**Data extract:**
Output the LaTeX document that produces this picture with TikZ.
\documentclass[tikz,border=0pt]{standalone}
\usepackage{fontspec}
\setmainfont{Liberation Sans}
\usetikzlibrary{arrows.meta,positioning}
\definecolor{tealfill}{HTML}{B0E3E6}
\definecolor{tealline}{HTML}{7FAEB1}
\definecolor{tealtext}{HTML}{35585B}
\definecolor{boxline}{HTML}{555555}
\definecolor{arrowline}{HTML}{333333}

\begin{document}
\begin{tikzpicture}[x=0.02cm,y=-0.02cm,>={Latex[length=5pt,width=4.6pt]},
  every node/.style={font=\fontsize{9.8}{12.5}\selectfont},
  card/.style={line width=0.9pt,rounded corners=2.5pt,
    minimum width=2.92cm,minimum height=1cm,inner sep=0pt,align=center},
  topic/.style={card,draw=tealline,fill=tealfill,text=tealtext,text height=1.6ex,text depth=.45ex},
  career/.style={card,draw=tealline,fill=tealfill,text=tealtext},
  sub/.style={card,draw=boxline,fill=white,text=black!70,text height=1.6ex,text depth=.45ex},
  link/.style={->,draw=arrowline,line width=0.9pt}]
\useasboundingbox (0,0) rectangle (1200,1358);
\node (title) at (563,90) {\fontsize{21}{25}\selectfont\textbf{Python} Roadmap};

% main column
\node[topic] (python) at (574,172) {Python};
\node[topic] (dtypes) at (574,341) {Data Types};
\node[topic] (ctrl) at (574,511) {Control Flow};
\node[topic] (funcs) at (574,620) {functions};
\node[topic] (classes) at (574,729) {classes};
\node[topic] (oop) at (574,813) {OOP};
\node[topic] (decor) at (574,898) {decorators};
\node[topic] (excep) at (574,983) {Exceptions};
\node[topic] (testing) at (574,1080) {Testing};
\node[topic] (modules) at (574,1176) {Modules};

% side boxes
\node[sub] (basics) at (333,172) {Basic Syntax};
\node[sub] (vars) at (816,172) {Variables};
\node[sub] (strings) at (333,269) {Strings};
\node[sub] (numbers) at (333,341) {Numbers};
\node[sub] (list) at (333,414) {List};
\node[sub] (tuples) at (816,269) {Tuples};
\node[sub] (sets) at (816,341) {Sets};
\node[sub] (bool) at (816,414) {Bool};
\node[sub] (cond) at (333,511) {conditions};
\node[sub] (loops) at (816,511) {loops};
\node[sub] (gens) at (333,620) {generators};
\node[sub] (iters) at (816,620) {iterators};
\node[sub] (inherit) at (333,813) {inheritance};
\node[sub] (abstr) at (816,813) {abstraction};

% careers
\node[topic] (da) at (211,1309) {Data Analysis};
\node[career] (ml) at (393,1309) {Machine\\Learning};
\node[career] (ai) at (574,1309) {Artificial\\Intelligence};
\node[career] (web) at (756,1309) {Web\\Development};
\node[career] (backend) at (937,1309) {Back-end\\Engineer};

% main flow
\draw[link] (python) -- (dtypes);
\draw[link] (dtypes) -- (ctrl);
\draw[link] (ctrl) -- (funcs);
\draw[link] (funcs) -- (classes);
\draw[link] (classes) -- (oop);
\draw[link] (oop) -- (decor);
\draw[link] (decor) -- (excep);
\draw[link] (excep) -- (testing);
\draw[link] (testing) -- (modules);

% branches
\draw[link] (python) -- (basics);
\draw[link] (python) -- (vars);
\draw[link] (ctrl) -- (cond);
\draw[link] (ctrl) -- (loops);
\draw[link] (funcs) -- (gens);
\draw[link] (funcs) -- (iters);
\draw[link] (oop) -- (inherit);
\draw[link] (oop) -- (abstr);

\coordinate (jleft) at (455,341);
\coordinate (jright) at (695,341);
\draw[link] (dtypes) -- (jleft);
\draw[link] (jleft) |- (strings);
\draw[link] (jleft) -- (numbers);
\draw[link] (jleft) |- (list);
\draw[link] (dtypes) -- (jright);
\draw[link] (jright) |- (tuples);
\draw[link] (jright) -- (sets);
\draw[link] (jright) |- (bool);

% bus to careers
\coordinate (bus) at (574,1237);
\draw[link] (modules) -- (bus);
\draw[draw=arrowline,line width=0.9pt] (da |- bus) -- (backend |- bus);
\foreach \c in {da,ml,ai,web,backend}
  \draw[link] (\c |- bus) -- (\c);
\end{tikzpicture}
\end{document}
---
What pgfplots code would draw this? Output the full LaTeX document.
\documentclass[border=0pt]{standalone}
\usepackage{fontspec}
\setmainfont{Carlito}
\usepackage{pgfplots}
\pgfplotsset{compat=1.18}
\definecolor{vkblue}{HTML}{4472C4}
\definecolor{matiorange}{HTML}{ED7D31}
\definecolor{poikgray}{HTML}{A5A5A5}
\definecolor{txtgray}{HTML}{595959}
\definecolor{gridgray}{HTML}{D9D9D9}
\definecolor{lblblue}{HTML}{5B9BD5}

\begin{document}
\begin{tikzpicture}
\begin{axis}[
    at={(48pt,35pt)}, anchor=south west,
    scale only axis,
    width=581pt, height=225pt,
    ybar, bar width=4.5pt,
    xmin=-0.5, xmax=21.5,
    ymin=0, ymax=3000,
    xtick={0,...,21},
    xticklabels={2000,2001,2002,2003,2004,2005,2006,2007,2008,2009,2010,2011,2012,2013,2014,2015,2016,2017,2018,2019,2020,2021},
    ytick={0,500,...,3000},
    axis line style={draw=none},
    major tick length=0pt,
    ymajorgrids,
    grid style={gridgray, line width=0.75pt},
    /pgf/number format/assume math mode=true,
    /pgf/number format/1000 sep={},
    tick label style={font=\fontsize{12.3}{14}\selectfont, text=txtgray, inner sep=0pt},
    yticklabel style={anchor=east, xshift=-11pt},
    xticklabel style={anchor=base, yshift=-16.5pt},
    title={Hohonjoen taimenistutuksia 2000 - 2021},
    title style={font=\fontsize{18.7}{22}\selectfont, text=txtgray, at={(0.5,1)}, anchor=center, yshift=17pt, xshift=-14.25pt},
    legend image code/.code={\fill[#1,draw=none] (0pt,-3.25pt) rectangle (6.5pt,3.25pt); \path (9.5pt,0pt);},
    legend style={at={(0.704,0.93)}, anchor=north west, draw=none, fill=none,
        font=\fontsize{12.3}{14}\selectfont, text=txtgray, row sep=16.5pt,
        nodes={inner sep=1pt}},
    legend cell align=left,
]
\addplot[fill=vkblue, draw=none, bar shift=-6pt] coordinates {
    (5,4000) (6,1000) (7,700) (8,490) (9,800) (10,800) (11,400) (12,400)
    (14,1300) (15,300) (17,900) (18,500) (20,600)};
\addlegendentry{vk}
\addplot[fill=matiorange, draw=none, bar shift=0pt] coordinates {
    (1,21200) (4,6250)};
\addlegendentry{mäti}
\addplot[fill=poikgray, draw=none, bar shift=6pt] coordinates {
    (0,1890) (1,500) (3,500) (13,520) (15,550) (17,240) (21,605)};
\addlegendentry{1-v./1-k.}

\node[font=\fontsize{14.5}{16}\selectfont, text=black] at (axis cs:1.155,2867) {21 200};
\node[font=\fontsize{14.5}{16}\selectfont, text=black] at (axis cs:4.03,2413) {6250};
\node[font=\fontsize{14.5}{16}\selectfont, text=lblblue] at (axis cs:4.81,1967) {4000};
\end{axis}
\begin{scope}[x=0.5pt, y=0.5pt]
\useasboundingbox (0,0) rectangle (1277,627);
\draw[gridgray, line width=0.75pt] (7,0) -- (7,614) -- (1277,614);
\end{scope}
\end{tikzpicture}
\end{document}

**Brief:** Identify the lines in the entries above that contain "code", then copy them out.

**Complete response:**
What pgfplots code would draw this? Output the full LaTeX document.
    legend image code/.code={\fill[#1,draw=none] (0pt,-3.25pt) rectangle (6.5pt,3.25pt); \path (9.5pt,0pt);},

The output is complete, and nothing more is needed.